__INFORMATION PROVIDED__.

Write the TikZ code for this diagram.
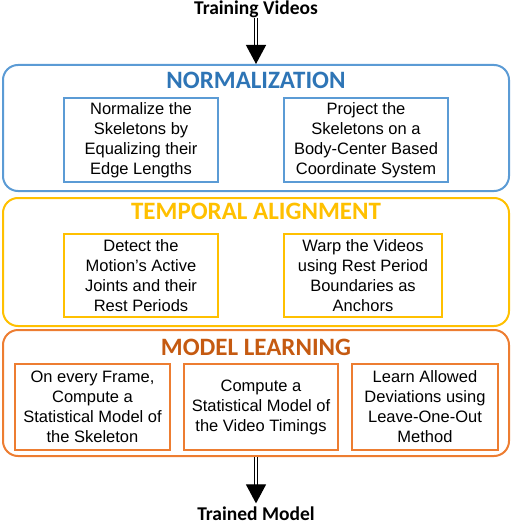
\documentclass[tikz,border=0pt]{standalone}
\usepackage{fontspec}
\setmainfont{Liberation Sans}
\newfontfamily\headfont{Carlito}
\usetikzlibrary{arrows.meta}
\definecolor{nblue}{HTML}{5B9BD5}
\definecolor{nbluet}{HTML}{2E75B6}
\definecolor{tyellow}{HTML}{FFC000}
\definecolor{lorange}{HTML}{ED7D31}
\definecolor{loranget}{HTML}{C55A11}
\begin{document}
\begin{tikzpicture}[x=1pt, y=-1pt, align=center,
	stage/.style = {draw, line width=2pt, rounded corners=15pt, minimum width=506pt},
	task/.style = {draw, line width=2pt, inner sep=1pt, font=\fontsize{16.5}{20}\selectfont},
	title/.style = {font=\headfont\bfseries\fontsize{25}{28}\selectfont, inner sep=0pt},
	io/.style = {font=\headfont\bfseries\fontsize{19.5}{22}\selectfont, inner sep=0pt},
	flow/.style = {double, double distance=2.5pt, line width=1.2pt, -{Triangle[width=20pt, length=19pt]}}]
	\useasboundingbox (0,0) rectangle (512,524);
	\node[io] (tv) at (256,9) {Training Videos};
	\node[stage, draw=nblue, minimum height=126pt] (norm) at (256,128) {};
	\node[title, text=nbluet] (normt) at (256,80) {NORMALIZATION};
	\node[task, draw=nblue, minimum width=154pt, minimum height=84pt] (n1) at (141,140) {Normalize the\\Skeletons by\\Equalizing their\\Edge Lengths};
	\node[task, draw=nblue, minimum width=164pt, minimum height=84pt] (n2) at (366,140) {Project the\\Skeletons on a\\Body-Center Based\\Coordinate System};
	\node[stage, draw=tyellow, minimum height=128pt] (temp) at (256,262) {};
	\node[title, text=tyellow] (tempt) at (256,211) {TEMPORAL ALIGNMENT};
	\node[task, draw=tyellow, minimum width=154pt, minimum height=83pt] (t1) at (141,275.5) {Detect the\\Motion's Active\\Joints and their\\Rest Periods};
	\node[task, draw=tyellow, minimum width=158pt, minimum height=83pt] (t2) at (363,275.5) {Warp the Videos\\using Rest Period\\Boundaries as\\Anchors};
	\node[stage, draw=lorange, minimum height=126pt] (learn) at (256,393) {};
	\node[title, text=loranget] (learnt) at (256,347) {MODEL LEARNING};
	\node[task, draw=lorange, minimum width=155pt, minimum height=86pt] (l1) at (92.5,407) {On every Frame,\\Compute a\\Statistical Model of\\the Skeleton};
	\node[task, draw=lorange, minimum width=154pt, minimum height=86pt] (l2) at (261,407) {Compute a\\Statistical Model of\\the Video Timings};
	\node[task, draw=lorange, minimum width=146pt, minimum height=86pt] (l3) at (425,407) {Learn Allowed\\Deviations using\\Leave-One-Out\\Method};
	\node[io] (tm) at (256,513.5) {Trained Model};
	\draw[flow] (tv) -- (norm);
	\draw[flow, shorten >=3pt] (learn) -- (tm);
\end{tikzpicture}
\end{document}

__WHAT YOU WILL DO__.
Make an exact copy of the data, leaving its pictures out.

__RESPONSE TO THE EXERCISE__.
Write the TikZ code for this diagram.
\documentclass[tikz,border=0pt]{standalone}
\usepackage{fontspec}
\setmainfont{Liberation Sans}
\newfontfamily\headfont{Carlito}
\usetikzlibrary{arrows.meta}
\definecolor{nblue}{HTML}{5B9BD5}
\definecolor{nbluet}{HTML}{2E75B6}
\definecolor{tyellow}{HTML}{FFC000}
\definecolor{lorange}{HTML}{ED7D31}
\definecolor{loranget}{HTML}{C55A11}
\begin{document}
\begin{tikzpicture}[x=1pt, y=-1pt, align=center,
	stage/.style = {draw, line width=2pt, rounded corners=15pt, minimum width=506pt},
	task/.style = {draw, line width=2pt, inner sep=1pt, font=\fontsize{16.5}{20}\selectfont},
	title/.style = {font=\headfont\bfseries\fontsize{25}{28}\selectfont, inner sep=0pt},
	io/.style = {font=\headfont\bfseries\fontsize{19.5}{22}\selectfont, inner sep=0pt},
	flow/.style = {double, double distance=2.5pt, line width=1.2pt, -{Triangle[width=20pt, length=19pt]}}]
	\useasboundingbox (0,0) rectangle (512,524);
	\node[io] (tv) at (256,9) {Training Videos};
	\node[stage, draw=nblue, minimum height=126pt] (norm) at (256,128) {};
	\node[title, text=nbluet] (normt) at (256,80) {NORMALIZATION};
	\node[task, draw=nblue, minimum width=154pt, minimum height=84pt] (n1) at (141,140) {Normalize the\\Skeletons by\\Equalizing their\\Edge Lengths};
	\node[task, draw=nblue, minimum width=164pt, minimum height=84pt] (n2) at (366,140) {Project the\\Skeletons on a\\Body-Center Based\\Coordinate System};
	\node[stage, draw=tyellow, minimum height=128pt] (temp) at (256,262) {};
	\node[title, text=tyellow] (tempt) at (256,211) {TEMPORAL ALIGNMENT};
	\node[task, draw=tyellow, minimum width=154pt, minimum height=83pt] (t1) at (141,275.5) {Detect the\\Motion's Active\\Joints and their\\Rest Periods};
	\node[task, draw=tyellow, minimum width=158pt, minimum height=83pt] (t2) at (363,275.5) {Warp the Videos\\using Rest Period\\Boundaries as\\Anchors};
	\node[stage, draw=lorange, minimum height=126pt] (learn) at (256,393) {};
	\node[title, text=loranget] (learnt) at (256,347) {MODEL LEARNING};
	\node[task, draw=lorange, minimum width=155pt, minimum height=86pt] (l1) at (92.5,407) {On every Frame,\\Compute a\\Statistical Model of\\the Skeleton};
	\node[task, draw=lorange, minimum width=154pt, minimum height=86pt] (l2) at (261,407) {Compute a\\Statistical Model of\\the Video Timings};
	\node[task, draw=lorange, minimum width=146pt, minimum height=86pt] (l3) at (425,407) {Learn Allowed\\Deviations using\\Leave-One-Out\\Method};
	\node[io] (tm) at (256,513.5) {Trained Model};
	\draw[flow] (tv) -- (norm);
	\draw[flow, shorten >=3pt] (learn) -- (tm);
\end{tikzpicture}
\end{document}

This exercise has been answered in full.